A study led by the American Physiological Society reports routine oral care to treat periodontitis may help reduce inflammation and toxins in patients with liver cirrhosis. The study, “Periodontal Therapy Favorably Modulates the Oral-Gut-Hepatic Axis in Cirrhosis,” was published in the American Journal of Physiology—Gastrointestinal and Liver Physiology.
Researchers studied two groups with cirrhosis and mild to moderate periodontitis. The treated group received periodontal care, whereas the control group was not treated. The team collected blood, saliva, and stool samples before and 30 days after periodontal treatment. Standardized tests to measure cognitive function before and after treatment were also taken.

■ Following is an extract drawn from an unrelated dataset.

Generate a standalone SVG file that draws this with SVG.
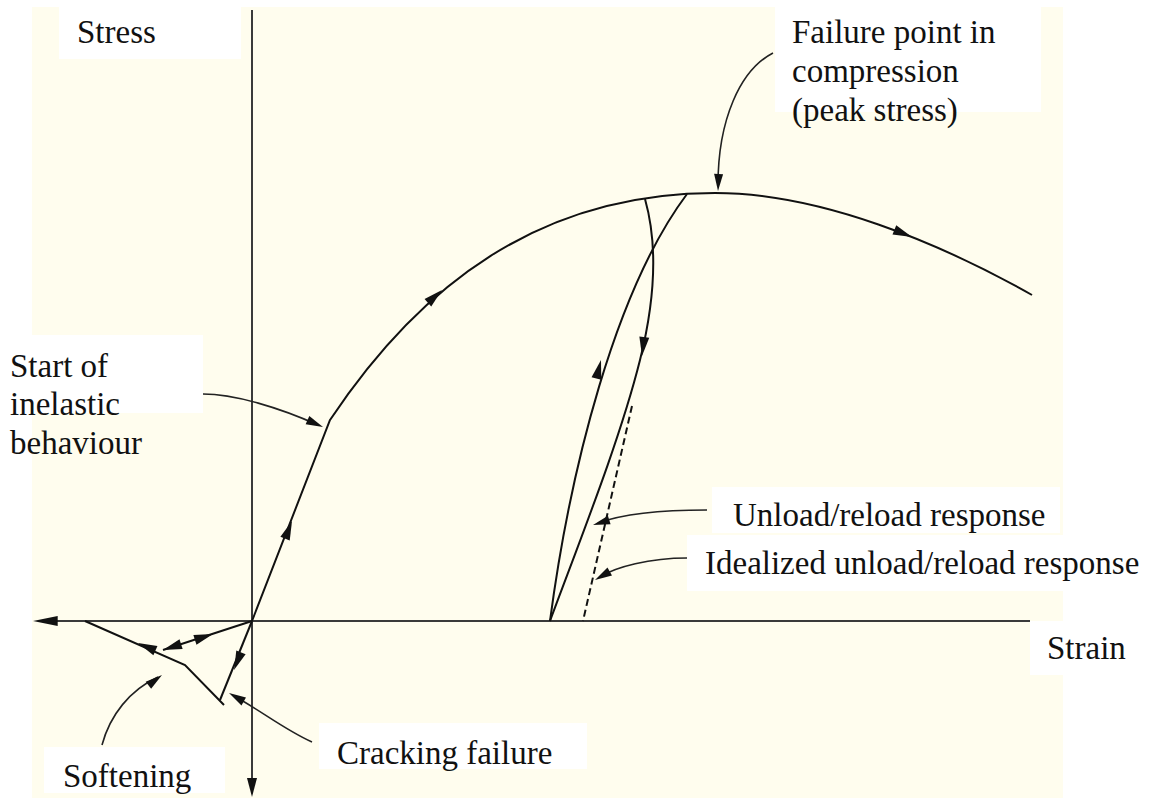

When compared to controls, the treated group, especially those with hepatic encephalopathy—a buildup of toxins in the brain caused by advanced liver disease—had increased levels of beneficial gut bacteria that could reduce inflammation. In addition, they experienced reduced levels of endotoxin-producing bacteria in the oral microbiome. By comparison, the untreated group experienced an increase in endotoxin levels over the same time period. Periodontal therapy was also reported to improve cognitive function among the treated subjects.